A team-by-team look at how a continued labor impasse and extended NFL freeze on transactions would affect the division:
Buffalo Bills: The Bills are a young team that built momentum toward the end of last season. They went 4-4 in the second half. Over a six-game stretch in October and November, they went 2-4, and each loss was by three points to an eventual playoff team. Three of those losses were in overtime.
A prolonged work stoppage would stunt Buffalo's development. Coach Chan Gailey is entering his second year but his first offseason with Ryan Fitzpatrick as starting quarterback. The Bills also could draft a quarterback next month but they wouldn't be able to sign him or work with him until there's a new collective bargaining agreement.
Inexperienced players with one or two years dot the roster: running back C.J. Spiller, guards Eric Wood and Andy Levitre, nose tackle Torell Troup, outside linebackers Aaron Maybin and Arthur Moats and safety Jairus Byrd. They would benefit from as much prep time as they can get.
Miami Dolphins: The Dolphins' offense will have serious difficulty taking shape if there's a long work stoppage. Incumbent quarterback Chad Henne wouldn't be on the securest footing if we were heading into a normal offseason. The Dolphins were frustrated enough to remove him as their starter twice last year. Now he's working with a new offensive coordinator, Brian Daboll, and new quarterbacks coach, Karl Dorrell, who never has been a quarterbacks coach before.
Henne got a head start on his offseason by meeting with Daboll and Dorrell to try to absorb as much of the playbook as he could. Henne intends to communicate Daboll's philosophies to his teammates with informal workouts in South Florida.
That's where the Dolphins can have an advantage if they remain diligent. A large percentage of their players maintain homes in South Florida, making it easy for them to assemble for group sessions.

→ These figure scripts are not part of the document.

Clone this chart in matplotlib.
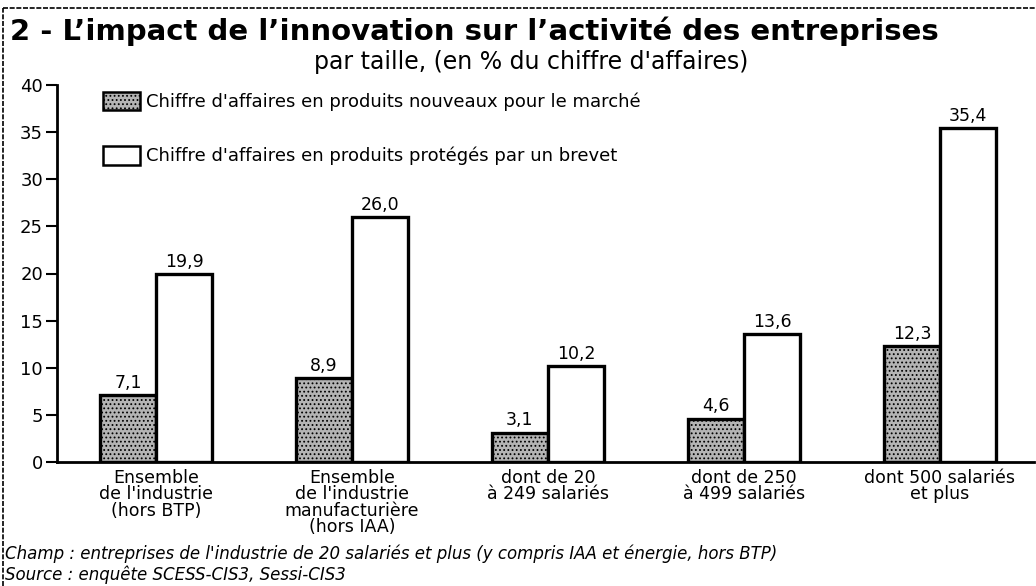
import matplotlib
matplotlib.use("Agg")
import matplotlib.pyplot as plt
import numpy as np
from matplotlib.lines import Line2D
from matplotlib.patches import Rectangle

plt.rcParams["font.family"] = ["DejaVu Sans"]
plt.rcParams["hatch.color"] = "#7a7a7a"
plt.rcParams["hatch.linewidth"] = 0.8

categories = [
    "Ensemble\nde l'industrie\n(hors BTP)",
    "Ensemble\nde l'industrie\nmanufacturière\n(hors IAA)",
    "dont de 20\nà 249 salariés",
    "dont de 250\nà 499 salariés",
    "dont 500 salariés\net plus",
]
nouveaux = [7.1, 8.9, 3.1, 4.6, 12.3]
brevet = [19.9, 26.0, 10.2, 13.6, 35.4]
series_labels = [
    "Chiffre d'affaires en produits nouveaux pour le marché",
    "Chiffre d'affaires en produits protégés par un brevet",
]

W, H = 1036, 586
fig = plt.figure(figsize=(W / 100, H / 100), dpi=100)
ax = fig.add_axes([57 / W, 1 - 462 / H, (1034 - 57) / W, (462 - 85) / H])


def fx(px):
    return px / W


def fy(py):
    return 1 - py / H


def fmt(v):
    return f"{v:.1f}".replace(".", ",")


x = np.arange(len(categories))
width = 0.286
ax.bar(x - width / 2, nouveaux, width, facecolor="#b4b4b4", edgecolor="black",
       linewidth=2.4, hatch="....", zorder=3)
ax.bar(x + width / 2, brevet, width, facecolor="white", edgecolor="black",
       linewidth=2.4, zorder=3)

for xi, v in zip(x - width / 2, nouveaux):
    ax.text(xi, v + 0.35, fmt(v), ha="center", va="bottom", fontsize=12.5)
for xi, v in zip(x + width / 2, brevet):
    ax.text(xi, v + 0.35, fmt(v), ha="center", va="bottom", fontsize=12.5)

ax.set_xlim(-0.505, 4.48)
ax.set_ylim(0, 40)
ax.set_yticks(range(0, 41, 5))
ax.tick_params(axis="y", labelsize=13, length=8, width=1.5, direction="out", pad=2)
ax.set_xticks(x)
ax.set_xticklabels(categories, fontsize=12.5, linespacing=0.88, va="top")
ax.tick_params(axis="x", length=0, pad=5)
for side in ["top", "right"]:
    ax.spines[side].set_visible(False)
ax.spines["left"].set_linewidth(2)
ax.spines["bottom"].set_linewidth(2)

# legend: patches + text
fig.patches.append(Rectangle((fx(103), fy(110)), fx(140) - fx(103), fy(92) - fy(110),
                             transform=fig.transFigure, facecolor="#b4b4b4",
                             edgecolor="black", linewidth=1.8, hatch="...."))
fig.patches.append(Rectangle((fx(103), fy(165)), fx(140) - fx(103), fy(146) - fy(165),
                             transform=fig.transFigure, facecolor="white",
                             edgecolor="black", linewidth=1.8))
fig.text(fx(146), fy(102), series_labels[0], fontsize=13, va="center")
fig.text(fx(146), fy(156), series_labels[1], fontsize=13, va="center")

fig.text(fx(10), fy(31), "2 - L\u2019impact de l\u2019innovation sur l\u2019activité des entreprises",
         fontsize=21, fontweight="bold", va="center")
fig.text(fx(531), fy(62), "par taille, (en % du chiffre d'affaires)", fontsize=17,
         ha="center", va="center")
fig.text(fx(5), fy(554), "Champ : entreprises de l'industrie de 20 salariés et plus "
         "(y compris IAA et énergie, hors BTP)", fontsize=12, style="italic", va="center")
fig.text(fx(5), fy(575), "Source : enquête SCESS-CIS3, Sessi-CIS3", fontsize=12,
         style="italic", va="center")

# dotted frame on top and left
fig.lines.append(Line2D([fx(3), fx(3)], [0, fy(8)], transform=fig.transFigure,
                        color="black", linewidth=1.2, linestyle=(0, (3, 1))))
fig.lines.append(Line2D([fx(3), 1], [fy(8), fy(8)], transform=fig.transFigure,
                        color="black", linewidth=1.2, linestyle=(0, (3, 1))))

fig.savefig("out.png", dpi=100)
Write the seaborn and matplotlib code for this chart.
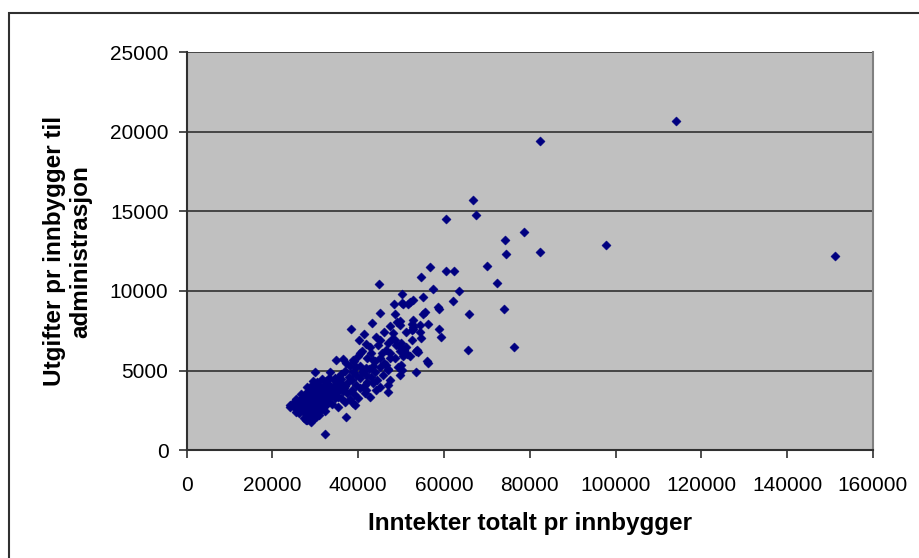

All of Henne's work could be rendered moot if the Dolphins want to acquire another quarterback, but then they'll have another problem. Until there's a new CBA, teams cannot sign free agents or make player trades. That means the Dolphins are in limbo if they want to make a play for an intriguing group of candidates that includes Kevin Kolb, Kyle Orton, Carson Palmer, Donovan McNabb and Vince Young.
New England Patriots: If any team can withstand a protracted work stoppage, it's the reigning AFC East champions. The Patriots have a solid roster filled with veterans, particularly on offense. Their coaching staff remained mostly intact. They're flush with draft picks.
The biggest impact probably would be felt on defense, where the Patriots sometimes started four rookies: end Brandon Deaderick, outside linebacker Jermaine Cunningham, inside linebacker Brandon Spikes and cornerback Devin McCourty.
Although a couple of veteran defenders returning from injuries (defensive end Ty Warren and cornerback Leigh Bodden) should help stabilize them, the Patriots will have difficulty coaching up their youngsters and improving their terrible third-down defense in a compacted offseason.
Another issue could be the way the Patriots flip through interchangeable parts. The Patriots are adept at discovering undrafted free agents and reclaiming other teams' castoffs, while constantly overturning the bottom of their roster. With no CBA, those roster moves cannot happen.
New York Jets: Free agency will be the Jets' biggest issue if a work stoppage drags out. They have the most free agents in the AFC East and declined to re-sign any of them, aside from placing the franchise tag on inside linebacker David Harris. The Jets didn't want to make any decisions until they knew what the next CBA looked like. That created several questions up and down the roster.
Receiver is the biggest question mark. Santonio Holmes and Braylon Edwards are without contracts, and quarterback Mark Sanchez needs a strong supporting cast. On defense, safety is a concern with Brodney Pool, Eric Smith and James Ihedigbo about to be free agents, too.
No CBA means the Jets won't be able to sign incoming free agents either. Polls have shown players around the league would love to play for Rex Ryan more than any other coach. But the Jets can't use that to their advantage until there's a new deal.